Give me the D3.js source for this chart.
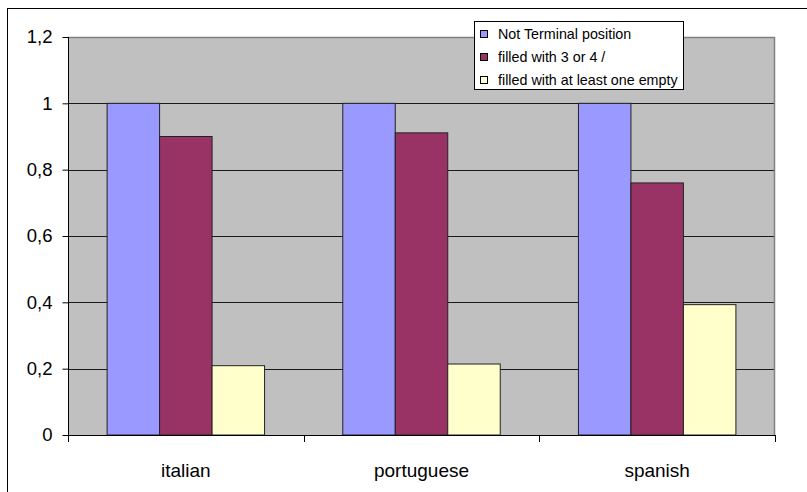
<!DOCTYPE html>
<html>
<head>
<meta charset="utf-8">
<script src="https://cdn.jsdelivr.net/npm/d3@7"></script>
<style>
  html, body { margin: 0; padding: 0; background: #fff; }
  svg { display: block; font-family: Arial, "Liberation Sans", sans-serif; }
</style>
</head>
<body>
<svg id="chart" width="807" height="492"></svg>
<script>
// Languages on the x axis
const categories = ["italian", "portuguese", "spanish"];
// Series names, in legend order
const seriesNames = ["Not Terminal position", "filled with 3 or 4 /", "filled with at least one empty"];
// Values per series, one entry per language
const notTerminal = [1, 1, 1];
const filled34 = [0.9, 0.911, 0.76];
const filledEmpty = [0.209, 0.214, 0.393];
const yTicks = [0, 0.2, 0.4, 0.6, 0.8, 1, 1.2];

const seriesValues = [notTerminal, filled34, filledEmpty];
const colors = ["#9999FF", "#993366", "#FFFFCC"];

const svg = d3.select("#chart");

// Outer chart frame
svg.append("rect")
  .attr("x", 7.5).attr("y", 8.5)
  .attr("width", 830).attr("height", 520)
  .attr("fill", "#fff").attr("stroke", "#000").attr("stroke-width", 1);

const plot = { left: 68, right: 775, top: 37, bottom: 435 };

const y = d3.scaleLinear().domain([0, 1.2]).range([plot.bottom, plot.top]);
const x0 = d3.scaleBand().domain(categories).range([plot.left, plot.right]).padding(0);
const x1 = d3.scaleBand().domain(d3.range(seriesNames.length))
  .range([0, x0.bandwidth()]).paddingInner(0).paddingOuter(0.745);

// Plot background
svg.append("rect")
  .attr("x", plot.left).attr("y", plot.top)
  .attr("width", plot.right - plot.left).attr("height", plot.bottom - plot.top)
  .attr("fill", "#C0C0C0");

// Horizontal gridlines
svg.append("g").selectAll("line")
  .data(yTicks.filter(t => t > 0 && t < 1.2))
  .join("line")
  .attr("x1", plot.left).attr("x2", plot.right)
  .attr("y1", d => Math.round(y(d)) + 0.5).attr("y2", d => Math.round(y(d)) + 0.5)
  .attr("stroke", "#1a1a1a").attr("stroke-width", 1);

// Plot border (top and right)
svg.append("path")
  .attr("d", `M${plot.left},${Math.round(y(1.2)) + 0.5}H${plot.right - 0.5}V${plot.bottom}`)
  .attr("fill", "none").attr("stroke", "#808080").attr("stroke-width", 1.5);

// Bars
const groups = svg.append("g").selectAll("g")
  .data(categories)
  .join("g")
  .attr("transform", d => `translate(${x0(d)},0)`);

groups.selectAll("rect")
  .data((d, i) => seriesValues.map((vals, s) => ({ s, v: vals[i] })))
  .join("rect")
  .attr("x", d => x1(d.s))
  .attr("y", d => y(d.v))
  .attr("width", x1.bandwidth())
  .attr("height", d => y(0) - y(d.v))
  .attr("fill", d => colors[d.s])
  .attr("stroke", "#222")
  .attr("stroke-width", 1);

// Y axis
const yAxis = d3.axisLeft(y)
  .tickValues(yTicks)
  .tickSize(6)
  .tickPadding(10)
  .tickFormat(d => d3.format("")(+d.toFixed(1)).replace(".", ","));

const gy = svg.append("g")
  .attr("transform", `translate(${plot.left + 0.5},0)`)
  .call(yAxis);
gy.select(".domain").attr("stroke", "#000").attr("d", `M0,${plot.top}V${plot.bottom + 7}`);
gy.selectAll(".tick line").attr("stroke", "#000");
gy.selectAll(".tick text")
  .attr("font-size", 18.5)
  .attr("font-family", "Arial, 'Liberation Sans', sans-serif")
  .attr("fill", "#000");

// X axis baseline with ticks at category boundaries
const boundaries = [plot.left, ...categories.map(c => x0(c) + x0.bandwidth())];
svg.append("line")
  .attr("x1", plot.left).attr("x2", plot.right)
  .attr("y1", plot.bottom + 0.5).attr("y2", plot.bottom + 0.5)
  .attr("stroke", "#000");
svg.append("g").selectAll("line")
  .data(boundaries)
  .join("line")
  .attr("x1", d => Math.round(d) + 0.5).attr("x2", d => Math.round(d) + 0.5)
  .attr("y1", plot.bottom).attr("y2", plot.bottom + 7)
  .attr("stroke", "#000");

// Category labels
svg.append("g").selectAll("text")
  .data(categories)
  .join("text")
  .attr("x", d => x0(d) + x0.bandwidth() / 2)
  .attr("y", 477)
  .attr("text-anchor", "middle")
  .attr("font-size", 19)
  .attr("fill", "#000")
  .text(d => d);

// Legend
const legend = svg.append("g");
legend.append("rect")
  .attr("x", 474.5).attr("y", 21.5)
  .attr("width", 209).attr("height", 68)
  .attr("fill", "#fff").attr("stroke", "#000").attr("stroke-width", 1);

const rows = legend.selectAll("g.row")
  .data(seriesNames)
  .join("g")
  .attr("class", "row")
  .attr("transform", (d, i) => `translate(0,${34 + i * 23})`);

rows.append("rect")
  .attr("x", 480.5).attr("y", -3.5)
  .attr("width", 7).attr("height", 7)
  .attr("fill", (d, i) => colors[i])
  .attr("stroke", "#000").attr("stroke-width", 1);

rows.append("text")
  .attr("x", 498)
  .attr("y", 5)
  .attr("font-size", 14.3)
  .attr("fill", "#000")
  .text(d => d);
</script>
</body>
</html>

* **WORK TO COMPLETE**
Make a list of all lines in the data that contain "chart".

* **FINISHED ANSWER**
Give me the D3.js source for this chart.
<svg id="chart" width="807" height="492"></svg>
const svg = d3.select("#chart");
// Outer chart frame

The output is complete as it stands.